Debemos pararnos a considerar además el alcance que podría tener el despenalizar médicamente la colaboración con el suicidio. Cambiaría totalmente la relación médico-paciente. El profesional dejaría de lado el principio básico de no maledicencia (primum non nocere) cuya profesión lleva asociado desde hace milenios. Además, ¿quién es el médico para quitarle la vida a un paciente? ¿Con qué derecho decide sobre la vida de otro? ¿Quién le erige en juez? El propio paciente, podrían responder algunos. Pero, ¿tiene derecho una persona a convertir en responsable de su muerte a otra? ¿Puede acaso manipularse la vida como se manipula cualquier objeto?
Entramos así en el campo del utilitarismo, verdadero peligro que corre nuestra sociedad occidental, asociado a la pérdida de principios.
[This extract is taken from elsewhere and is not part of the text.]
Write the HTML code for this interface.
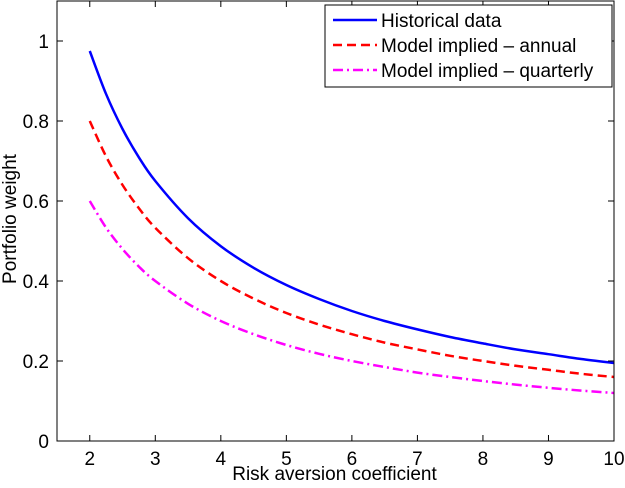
<!DOCTYPE html>
<html><head><meta charset="utf-8"><style>
body{margin:0;background:#fff;}
svg text{font-family:"Liberation Sans",sans-serif;}
</style></head><body>
<svg id="chart" width="625" height="483" xmlns="http://www.w3.org/2000/svg">
<rect x="0" y="0" width="625" height="483" fill="#fff"/>
<g id="plot"></g>
<g id="axes"></g>
</svg>
<script>
const gammas = [2,2.25,2.5,2.75,3,3.5,4,4.5,5,5.5,6,6.5,7,7.5,8,8.5,9,9.5,10];
const historical = [0.975,0.867,0.78,0.709,0.65,0.557,0.487,0.433,0.39,0.355,0.325,0.3,0.279,0.26,0.244,0.229,0.217,0.205,0.195];
const annual = [0.80,0.711,0.64,0.582,0.533,0.457,0.40,0.356,0.32,0.291,0.267,0.246,0.229,0.213,0.20,0.188,0.178,0.168,0.16];
const quarterly = [0.60,0.533,0.48,0.436,0.40,0.343,0.30,0.267,0.24,0.218,0.20,0.185,0.171,0.16,0.15,0.141,0.133,0.126,0.12];
const xTicks = [2,3,4,5,6,7,8,9,10];
const yTicks = [0,0.2,0.4,0.6,0.8,1];
const yTickLabels = ["0","0.2","0.4","0.6","0.8","1"];
const seriesNames = ["Historical data","Model implied \u2013 annual","Model implied \u2013 quarterly"];

const L=57,R=614,T=1,B=441,xMin=1.5,xMax=10,yMin=0,yMax=1.1;
const xs=v=>L+(v-xMin)/(xMax-xMin)*(R-L);
const ys=v=>B-(v-yMin)/(yMax-yMin)*(B-T);
const NS="http://www.w3.org/2000/svg";
const plot=document.getElementById('plot'), axes=document.getElementById('axes');
function mk(tag,attrs,parent){const e=document.createElementNS(NS,tag);for(const k in attrs)e.setAttribute(k,attrs[k]);parent.appendChild(e);return e;}
function smooth(pts){
  let d='M'+pts[0][0]+','+pts[0][1];
  for(let i=0;i<pts.length-1;i++){
    const p0=pts[Math.max(0,i-1)],p1=pts[i],p2=pts[i+1],p3=pts[Math.min(pts.length-1,i+2)];
    const c1=[p1[0]+(p2[0]-p0[0])/6,p1[1]+(p2[1]-p0[1])/6];
    const c2=[p2[0]-(p3[0]-p1[0])/6,p2[1]-(p3[1]-p1[1])/6];
    d+=' C'+c1[0]+','+c1[1]+' '+c2[0]+','+c2[1]+' '+p2[0]+','+p2[1];
  }
  return d;
}
const FS=19;
const styles=[{c:"#0000ff",d:""},{c:"#ff0000",d:"9,5"},{c:"#ff00ff",d:"10,4,2,4"}];
const data=[historical,annual,quarterly];
const lineNames=['historical-data-line','annual-model-line','quarterly-model-line'];
data.forEach((arr,i)=>{
  const p=mk('path',{d:smooth(gammas.map((g,j)=>[xs(g),ys(arr[j])])),fill:'none',stroke:styles[i].c,'stroke-width':2.5,'stroke-dasharray':styles[i].d},plot);
  
  
});
const fr=mk('rect',{x:L,y:T,width:R-L,height:B-T,fill:'none',stroke:'#000','stroke-width':1},axes);


xTicks.forEach(t=>{
  const x=xs(t);
  mk('line',{x1:x,y1:B,x2:x,y2:B-6,stroke:'#000'},axes);
  mk('line',{x1:x,y1:T,x2:x,y2:T+6,stroke:'#000'},axes);
  const tx=mk('text',{x:x,y:B+24,'text-anchor':'middle','font-size':FS},axes);
  tx.textContent=t;
  
  
});
yTicks.forEach((t,i)=>{
  const y=ys(t);
  mk('line',{x1:L,y1:y,x2:L+6,y2:y,stroke:'#000'},axes);
  mk('line',{x1:R,y1:y,x2:R-6,y2:y,stroke:'#000'},axes);
  const tx=mk('text',{x:L-8,y:y+7,'text-anchor':'end','font-size':FS},axes);
  tx.textContent=yTickLabels[i];
  
  
});
const xt=mk('text',{x:(L+R)/2-1,y:480,'text-anchor':'middle','font-size':FS},axes);
xt.textContent='Risk aversion coefficient';


const yt=mk('text',{x:0,y:0,'text-anchor':'middle','font-size':FS,transform:'translate(16,'+((T+B)/2-2)+') rotate(-90)'},axes);
yt.textContent='Portfolio weight';


const lg=mk('g',{},axes);


mk('rect',{x:325,y:5,width:287,height:82,fill:'#fff',stroke:'#000'},lg);
seriesNames.forEach((n,i)=>{
  const y=20+i*25;
  const en=mk('g',{},lg);
  
  
  mk('line',{x1:333,y1:y,x2:377,y2:y,stroke:styles[i].c,'stroke-width':2.5,'stroke-dasharray':styles[i].d},en);
  const t=mk('text',{x:381,y:y+7,'font-size':FS},en);
  t.textContent=n;
});
</script>
</body></html>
La persona no es más que un número. Y su valor está, en una sociedad consumista, en lo que pueda tener de útil. Un discapacitado, un anciano dependiente, una persona con una grave enfermedad, pueden entonces convertirse en un estorbo y ser apartados: descartados. Y así pueden sentirse ellos. Pueden incluso sentir la presión de la administración pública, que les recuerda lo caro que es mantenerles vivos. Pero el freno es difícil de poner una vez que se inicia la cuesta abajo; y opciones para esquivar la ley, siempre hay.
Acabo citando las palabras del parlamentario conservador y médico Dr. Liam Fox durante la votación de esta propuesta en el Parlamento británico: «Por muy bienintencionados que sean los que proponen esta ley, esto abriría una caja de Pandora que cambiaría desde los cimientos el quiénes somos, cómo somos como sociedad y nuestra relación con la profesión médica, y no creo que ninguna de estas cosas sea un beneficio para las generaciones futuras».
Guillermo Miguel Ruano, médico residente en Anestesiología en el Hospital de La Paz, Madrid.